> JOB
From the first line of the listing below, retype each line up to and including the one with "(playeroff) at (1200.5,400)"; pictures stay out.
-------- SOURCE EXCERPT
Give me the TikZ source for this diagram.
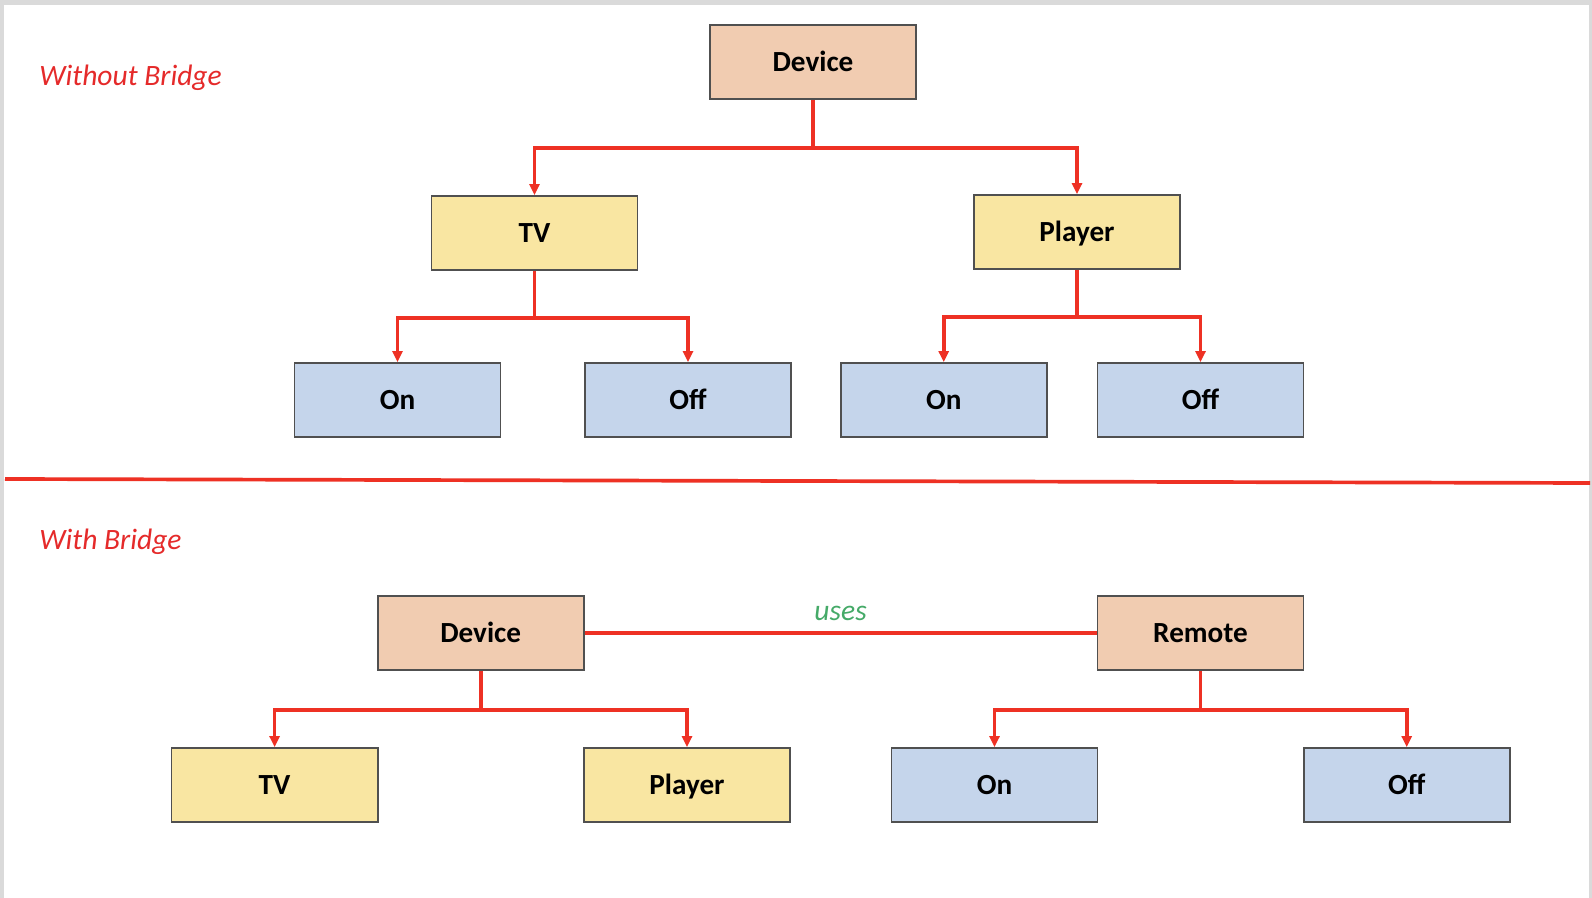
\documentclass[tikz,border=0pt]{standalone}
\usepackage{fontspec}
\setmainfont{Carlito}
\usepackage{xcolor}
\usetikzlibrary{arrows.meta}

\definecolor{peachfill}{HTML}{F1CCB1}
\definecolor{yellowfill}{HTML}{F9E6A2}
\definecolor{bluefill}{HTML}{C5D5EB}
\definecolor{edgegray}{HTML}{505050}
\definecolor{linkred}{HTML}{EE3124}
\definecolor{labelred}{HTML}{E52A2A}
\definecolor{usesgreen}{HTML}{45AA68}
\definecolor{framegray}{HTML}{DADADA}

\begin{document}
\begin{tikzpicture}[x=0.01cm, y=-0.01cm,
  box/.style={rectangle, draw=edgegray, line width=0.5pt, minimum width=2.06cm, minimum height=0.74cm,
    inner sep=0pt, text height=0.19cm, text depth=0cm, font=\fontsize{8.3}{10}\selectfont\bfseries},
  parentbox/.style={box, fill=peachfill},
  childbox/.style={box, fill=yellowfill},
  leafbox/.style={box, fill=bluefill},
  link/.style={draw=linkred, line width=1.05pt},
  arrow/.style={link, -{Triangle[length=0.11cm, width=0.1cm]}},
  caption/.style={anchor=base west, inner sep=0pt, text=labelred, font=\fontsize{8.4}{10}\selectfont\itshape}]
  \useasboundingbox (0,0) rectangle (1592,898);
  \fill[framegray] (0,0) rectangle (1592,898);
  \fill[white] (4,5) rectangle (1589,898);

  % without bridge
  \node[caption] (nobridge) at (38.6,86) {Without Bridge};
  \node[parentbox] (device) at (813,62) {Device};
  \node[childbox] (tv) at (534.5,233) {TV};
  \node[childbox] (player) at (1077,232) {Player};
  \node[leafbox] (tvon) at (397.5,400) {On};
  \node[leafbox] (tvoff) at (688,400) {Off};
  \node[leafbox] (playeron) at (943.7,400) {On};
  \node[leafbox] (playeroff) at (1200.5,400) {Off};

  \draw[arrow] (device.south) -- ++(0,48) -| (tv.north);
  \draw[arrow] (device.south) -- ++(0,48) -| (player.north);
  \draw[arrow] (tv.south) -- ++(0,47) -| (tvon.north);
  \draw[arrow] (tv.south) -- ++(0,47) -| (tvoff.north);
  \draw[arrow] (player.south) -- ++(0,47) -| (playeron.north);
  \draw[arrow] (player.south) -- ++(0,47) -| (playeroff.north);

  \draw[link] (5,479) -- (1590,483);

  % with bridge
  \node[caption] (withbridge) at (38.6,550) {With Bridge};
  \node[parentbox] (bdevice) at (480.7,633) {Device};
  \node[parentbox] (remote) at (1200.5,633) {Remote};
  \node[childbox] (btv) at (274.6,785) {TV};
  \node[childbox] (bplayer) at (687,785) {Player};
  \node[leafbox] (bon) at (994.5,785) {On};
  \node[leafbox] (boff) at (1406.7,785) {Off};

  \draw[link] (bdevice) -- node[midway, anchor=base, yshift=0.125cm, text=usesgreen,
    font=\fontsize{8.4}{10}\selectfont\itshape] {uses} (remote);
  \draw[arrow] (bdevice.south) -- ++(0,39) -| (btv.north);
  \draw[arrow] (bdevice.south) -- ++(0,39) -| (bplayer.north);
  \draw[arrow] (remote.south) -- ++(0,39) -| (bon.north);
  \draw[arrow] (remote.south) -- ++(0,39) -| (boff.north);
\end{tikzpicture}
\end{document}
----------------
> FINISHED EXERCISE
Give me the TikZ source for this diagram.
\documentclass[tikz,border=0pt]{standalone}
\usepackage{fontspec}
\setmainfont{Carlito}
\usepackage{xcolor}
\usetikzlibrary{arrows.meta}

\definecolor{peachfill}{HTML}{F1CCB1}
\definecolor{yellowfill}{HTML}{F9E6A2}
\definecolor{bluefill}{HTML}{C5D5EB}
\definecolor{edgegray}{HTML}{505050}
\definecolor{linkred}{HTML}{EE3124}
\definecolor{labelred}{HTML}{E52A2A}
\definecolor{usesgreen}{HTML}{45AA68}
\definecolor{framegray}{HTML}{DADADA}

\begin{document}
\begin{tikzpicture}[x=0.01cm, y=-0.01cm,
  box/.style={rectangle, draw=edgegray, line width=0.5pt, minimum width=2.06cm, minimum height=0.74cm,
    inner sep=0pt, text height=0.19cm, text depth=0cm, font=\fontsize{8.3}{10}\selectfont\bfseries},
  parentbox/.style={box, fill=peachfill},
  childbox/.style={box, fill=yellowfill},
  leafbox/.style={box, fill=bluefill},
  link/.style={draw=linkred, line width=1.05pt},
  arrow/.style={link, -{Triangle[length=0.11cm, width=0.1cm]}},
  caption/.style={anchor=base west, inner sep=0pt, text=labelred, font=\fontsize{8.4}{10}\selectfont\itshape}]
  \useasboundingbox (0,0) rectangle (1592,898);
  \fill[framegray] (0,0) rectangle (1592,898);
  \fill[white] (4,5) rectangle (1589,898);

  % without bridge
  \node[caption] (nobridge) at (38.6,86) {Without Bridge};
  \node[parentbox] (device) at (813,62) {Device};
  \node[childbox] (tv) at (534.5,233) {TV};
  \node[childbox] (player) at (1077,232) {Player};
  \node[leafbox] (tvon) at (397.5,400) {On};
  \node[leafbox] (tvoff) at (688,400) {Off};
  \node[leafbox] (playeron) at (943.7,400) {On};
  \node[leafbox] (playeroff) at (1200.5,400) {Off};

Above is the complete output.